Advogados que representam pessoas presas no contexto de casos politicamente motivados também criticaram os atrasos excessivos nos processos dos seus clientes e os obstáculos com que deparam e que visam impedi-los de levar a cabo uma representação legal eficiente – incluindo sendo barrados de aceder aos processos judiciais dos clientes, de os visitar na prisão e de ter acesso a todas as provas reunidas contra eles.

“A Venezuela tem um sistema judicial cuja independência e imparcialidade são fortemente postas em causa. As autoridades têm de garantir que o sistema de justiça no país não é usado indevidamente para perseguir ou intimidar ativistas e defensores de direitos humanos, e têm de libertar imediata e incondicionalmente todos os prisioneiros de consciência”, exorta Erika Guevara-Rosas.

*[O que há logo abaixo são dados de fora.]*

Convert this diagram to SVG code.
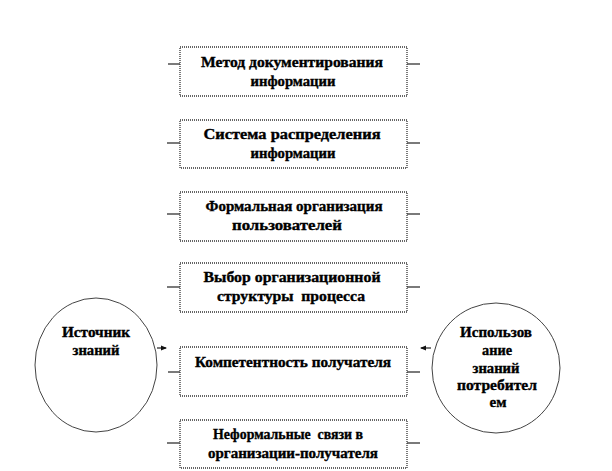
<svg xmlns="http://www.w3.org/2000/svg" width="612" height="471" viewBox="0 0 612 471">
<style>
.box{fill:#fff;stroke:#333;stroke-width:1.3;stroke-dasharray:1 1}
.stub{stroke:#222;stroke-width:1.2;fill:none}
.circ{fill:#fff;stroke:#444;stroke-width:1}
.t{font-family:'Liberation Serif','DejaVu Serif',serif;font-weight:bold;font-size:14px;fill:#000;stroke:#000;stroke-width:0.35;text-anchor:middle;white-space:pre}
.arr{stroke:#222;stroke-width:1.2;fill:none}
</style>
<defs>
<marker id="ah" markerWidth="6" markerHeight="6" refX="5" refY="3" orient="auto" markerUnits="userSpaceOnUse">
<path d="M0,0.5 L6,3 L0,5.5 Z" fill="#111"/>
</marker>
</defs>
<rect width="612" height="471" fill="#fff"/>
<g id="connectors">
<line class="stub" x1="168" y1="64" x2="180" y2="64"/><line class="stub" x1="407" y1="64" x2="420" y2="64"/>
<line class="stub" x1="167" y1="143" x2="180" y2="143"/><line class="stub" x1="407" y1="143" x2="420" y2="143"/>
<line class="stub" x1="167" y1="214" x2="180" y2="214"/><line class="stub" x1="407" y1="214" x2="420" y2="214"/>
<line class="stub" x1="167" y1="287" x2="180" y2="287"/><line class="stub" x1="407" y1="287" x2="420" y2="287"/>
<line class="stub" x1="168" y1="372" x2="180" y2="372"/><line class="stub" x1="407" y1="372" x2="420" y2="372"/>
<line class="stub" x1="167" y1="443" x2="180" y2="443"/><line class="stub" x1="407" y1="443" x2="420" y2="443"/>
<line class="arr" x1="157" y1="348" x2="166" y2="348" marker-end="url(#ah)"/>
<line class="arr" x1="431" y1="348" x2="421" y2="348" marker-end="url(#ah)"/>
</g>
<g id="box1"><rect class="box" x="180" y="47" width="227" height="49"/>
<text class="t" x="292" y="67" textLength="182" lengthAdjust="spacingAndGlyphs">Метод документирования</text>
<text class="t" x="293" y="86" textLength="85" lengthAdjust="spacingAndGlyphs">информации</text></g>
<g id="box2"><rect class="box" x="180" y="120" width="227" height="48"/>
<text class="t" x="292" y="139" textLength="177" lengthAdjust="spacingAndGlyphs">Система распределения</text>
<text class="t" x="293" y="158" textLength="85" lengthAdjust="spacingAndGlyphs">информации</text></g>
<g id="box3"><rect class="box" x="180" y="192" width="227" height="49"/>
<text class="t" x="294" y="211" textLength="177" lengthAdjust="spacingAndGlyphs">Формальная организация</text>
<text class="t" x="287" y="230" textLength="110" lengthAdjust="spacingAndGlyphs">пользователей</text></g>
<g id="box4"><rect class="box" x="180" y="263" width="227" height="49"/>
<text class="t" x="292" y="282" textLength="177" lengthAdjust="spacingAndGlyphs">Выбор организационной</text>
<text class="t" x="291" y="301" textLength="148" lengthAdjust="spacingAndGlyphs">структуры  процесса</text></g>
<g id="box5"><rect class="box" x="180" y="347" width="227" height="49"/>
<text class="t" x="293" y="367" textLength="196" lengthAdjust="spacingAndGlyphs">Компетентность получателя</text></g>
<g id="box6"><rect class="box" x="180" y="420" width="227" height="48"/>
<text class="t" x="288" y="439" textLength="150" lengthAdjust="spacingAndGlyphs">Неформальные  связи в</text>
<text class="t" x="293" y="458" textLength="170" lengthAdjust="spacingAndGlyphs">организации-получателя</text></g>
<g id="source"><ellipse class="circ" cx="96" cy="365" rx="61" ry="67"/>
<text class="t" x="96" y="337" textLength="68" lengthAdjust="spacingAndGlyphs">Источник</text>
<text class="t" x="96" y="355" textLength="47" lengthAdjust="spacingAndGlyphs">знаний</text></g>
<g id="consumer"><ellipse class="circ" cx="496" cy="368" rx="64" ry="65"/>
<text class="t" x="496" y="337" textLength="72" lengthAdjust="spacingAndGlyphs">Использов</text>
<text class="t" x="497" y="355" textLength="30" lengthAdjust="spacingAndGlyphs">ание</text>
<text class="t" x="496" y="373" textLength="47" lengthAdjust="spacingAndGlyphs">знаний</text>
<text class="t" x="497" y="390" textLength="80" lengthAdjust="spacingAndGlyphs">потребител</text>
<text class="t" x="498" y="407" textLength="17" lengthAdjust="spacingAndGlyphs">ем</text></g>
</svg>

A advogada Raquel Sánchez, que representa vários manifestantes presos, tem sido alvo de uma campanha intensa de intimidação e de ataques que têm por objetivo parar o trabalho que faz. Mais recentemente, na noite de 6 de junho, três homens encapuzados atacaram-na brutalmente e ao advogado Oscar Alfredo Ríos Santos quando viajavam juntos de carro. Os atacantes partiram um dos vidros do veículo, no que Raquel Sánchez sofreu ferimentos na cabeça.

O país não possui uma estrutura legal e institucional para proteger eficazmente os defensores de direitos humanos, incluindo jornalistas, advogados e juízes, os quais são ameaçados e cujas vidas ficam em risco devido à profissão que desempenham.

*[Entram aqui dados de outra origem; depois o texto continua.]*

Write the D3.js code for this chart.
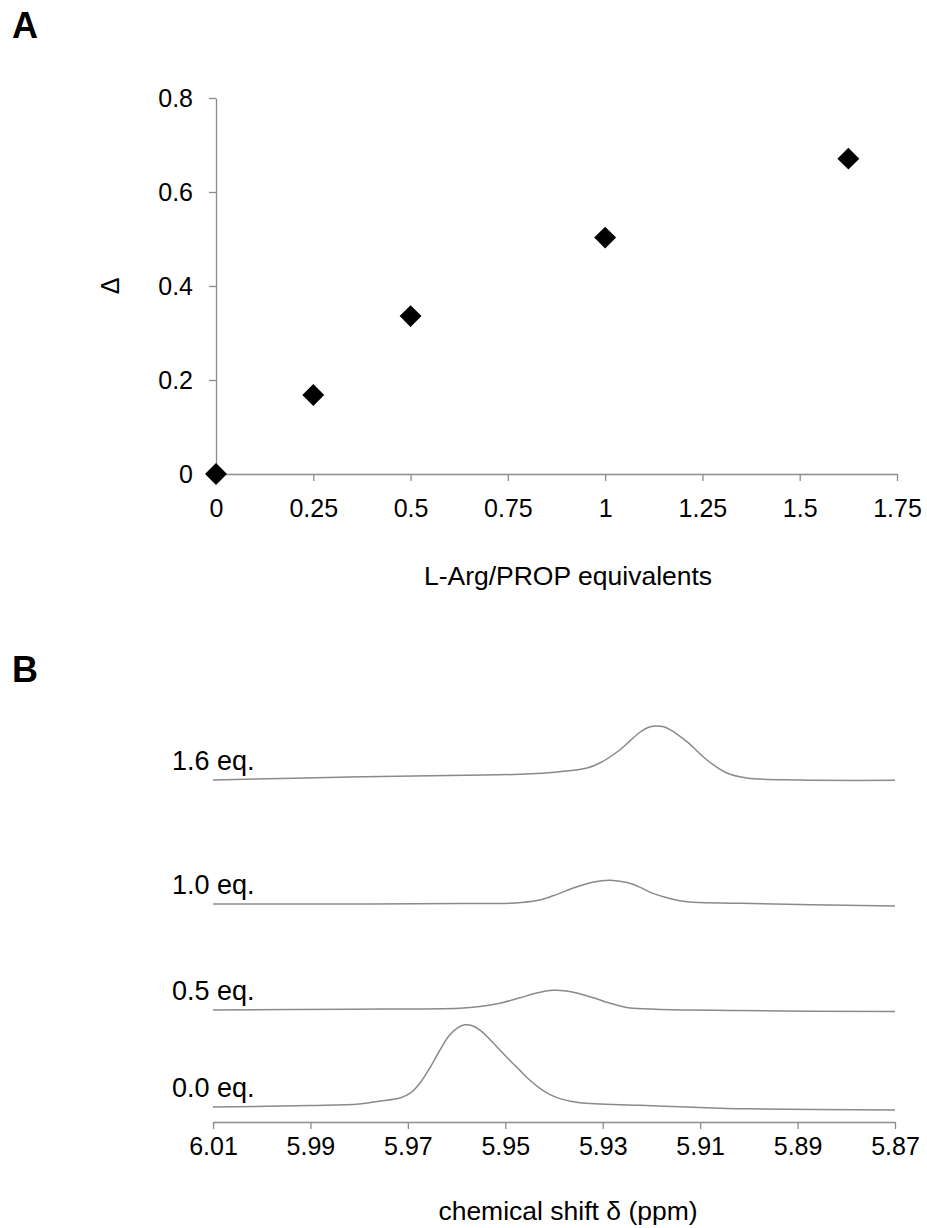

“O Governo do Presidente [Nicolás] Maduro e a Assembleia Nacional têm de encetar imediatamente um diálogo consistente para encontrarem formas eficientes de resolver as necessidades urgentes da população na Venezuela, incluindo chegarem a acordo sobre um sistema para solicitarem cooperação internacional. O diálogo tem de assentar no respeito total e na proteção dos direitos humanos de todos os cidadãos na Venezuela sem nenhuma discriminação”, reitera a diretora da Amnistia Internacional para a região das Américas.

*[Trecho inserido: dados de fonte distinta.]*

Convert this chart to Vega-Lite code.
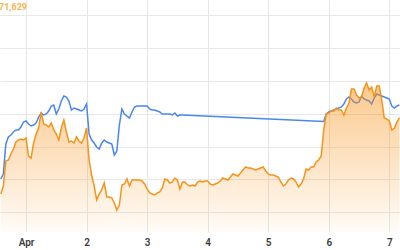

Erika Guevara-Rosas frisa ainda que “as autoridades têm de reconhecer e respeitar urgentemente o trabalho legítimo dos defensores de direitos humanos, advogados e jornalistas, e promover a existência de uma estrutura legal e institucional que os proteja de forma eficiente, assim como garantir que estes profissionais conseguem desempenhar o seu trabalho num clima seguro e propício ao exercício dessas atividades”.